Now this state of things may seem extremely jolly for the plutocracy from the point of view of those who are so overworked and underamused that they can imagine nothing better than a life that is one long holiday; but it has the disadvantage of making the plutocrats as helpless as babies when they are left to earn their own living. You know that there is nothing more pitiable on earth within the limits of good health than born ladies and gentlemen suddenly losing their property. But have you considered that they would be equally pitiable if their property were thrown on their own hands to make what they could of it? They would not know how to farm their lands or to work their mines and railways or to sail their ships. They would perish surrounded by what Dr Johnson called “the potentiality of growing rich beyond the dreams of avarice”. Without the hungry they would have to say “I cannot dig: to beg (even if I knew how) I am ashamed”. The hungry could do without them, and be very much the better for it; but they could not do without the hungry.

Yet most of the hungry, left to themselves, would be quite as helpless as the plutocrats. Take the case of a housemaid, familiar to the intelligent lady who can afford to keep one. A woman may be a very good housemaid; but you have to provide the house for her and manage the house before she can set to work. Many excellent housemaids, when they marry, make a poor enough job of their own housekeeping. Ask them to manage a big hotel, which employs dozens of housemaids, and they will think you are laughing at them: you might as well ask the porter at the Bank of England to manage the bank. A bricklayer may be a very good bricklayer; but he cannot build a house nor even make the bricks he lays. Any laborer can lay a plank across a stream, or place a row of stepping-stones in it; but just ask him to build a bridge, whether it be the simplest sort of canal bridge or a gigantic construction like the Forth Bridge! You might as well ask your baby to make its cot and knit its jumper, or your cook to design and construct a kitchen range and water supply.

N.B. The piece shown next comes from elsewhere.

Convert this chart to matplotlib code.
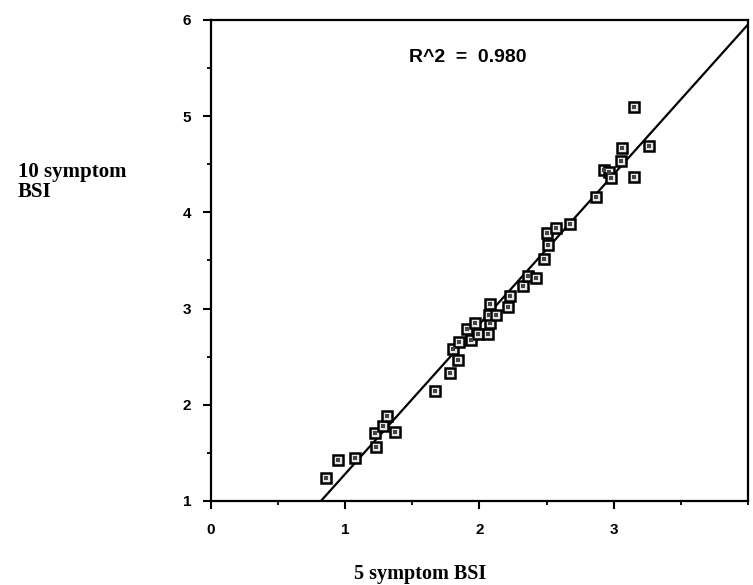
import numpy as np
import matplotlib
matplotlib.use("Agg")
import matplotlib.pyplot as plt
from matplotlib.ticker import MultipleLocator

# ---- data ----
bsi5 = [0.86, 0.95, 1.07, 1.23, 1.22, 1.28, 1.31, 1.37, 1.67, 1.78,
        1.84, 1.80, 1.85, 1.91, 1.94, 1.99, 1.97, 2.06, 2.08, 2.07,
        2.12, 2.08, 2.21, 2.23, 2.32, 2.36, 2.42, 2.48, 2.51, 2.50,
        2.57, 2.67, 2.87, 2.93, 2.96, 2.98, 3.05, 3.06, 3.15, 3.26, 3.15]
bsi10 = [1.24, 1.43, 1.45, 1.56, 1.71, 1.78, 1.88, 1.72, 2.14, 2.33,
         2.47, 2.58, 2.65, 2.79, 2.67, 2.74, 2.85, 2.74, 2.85, 2.93,
         2.93, 3.05, 3.02, 3.13, 3.23, 3.34, 3.32, 3.52, 3.66, 3.79,
         3.84, 3.88, 4.16, 4.44, 4.42, 4.36, 4.53, 4.67, 4.37, 4.69, 5.10]
x_ticks = [0, 1, 2, 3]
y_ticks = [1, 2, 3, 4, 5, 6]
r2_text = "R^2  =  0.980"
x_label = "5 symptom BSI"
y_label = "10 symptom\nBSI"

fig = plt.figure(figsize=(7.53, 5.85), dpi=100)
W, H = 753, 585
left, right, top, bottom = 210.7, 748.3, 20, 501
ax = fig.add_axes([left / W, 1 - bottom / H, (right - left) / W, (bottom - top) / H])

x = np.array(bsi5)
y = np.array(bsi10)
slope, intercept = np.polyfit(x, y, 1)
xl = np.array([0.0, 4.5])
ax.plot(xl, slope * xl + intercept, color="black", lw=1.6, zorder=2)

ax.plot(x, y, linestyle="none", marker="s", markersize=7,
        markerfacecolor="#e6e6e6", markeredgecolor="black", markeredgewidth=1.8, zorder=3)
ax.plot(x, y, linestyle="none", marker="s", markersize=2.2,
        markerfacecolor="#444444", markeredgecolor="#444444", markeredgewidth=0, zorder=4)

ax.set_xlim(0, 4)
ax.set_ylim(1, 6)
ax.set_xticks(x_ticks)
ax.set_yticks(y_ticks)
ax.xaxis.set_minor_locator(MultipleLocator(0.5))
ax.yaxis.set_minor_locator(MultipleLocator(0.5))
for s in ax.spines.values():
    s.set_linewidth(1.6)
tickfont = dict(family=["Liberation Sans", "DejaVu Sans"], weight="bold", size=11)
ax.tick_params(which="major", direction="out", length=6, width=1.5)
ax.tick_params(axis="y", which="major", pad=8)
ax.tick_params(axis="x", which="major", pad=10)
ax.tick_params(which="minor", direction="out", length=3, width=1.3)
ax.set_xticklabels([str(v) for v in x_ticks], **tickfont)
ax.set_yticklabels([str(v) for v in y_ticks], **tickfont)

ax.text(1.91, 5.61, r2_text, ha="center", va="center",
        family=["Liberation Sans", "DejaVu Sans"], weight="bold", fontsize=14)

fig.text(420 / W, 1 - 574 / H, x_label, ha="center", va="center",
         family=["Liberation Serif", "DejaVu Serif"], weight="bold", fontsize=14.5)
fig.text(18 / W, 1 - 182 / H, y_label, ha="left", va="center", linespacing=1.0,
         family=["Liberation Serif", "DejaVu Serif"], weight="bold", fontsize=15)

fig.savefig("out.png", dpi=100)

This helplessness gets more and more complete as civilization advances. In villages you may still find carpenters and blacksmiths who can make things. They can even choose and buy their materials, and then sell the finished article. But in the cities on which our existence now depends you find multitudes of workers and plutocrats who cannot make anything; do not know how anything is made; and are so inept at buying and selling that without fixed-price-shops they would perish.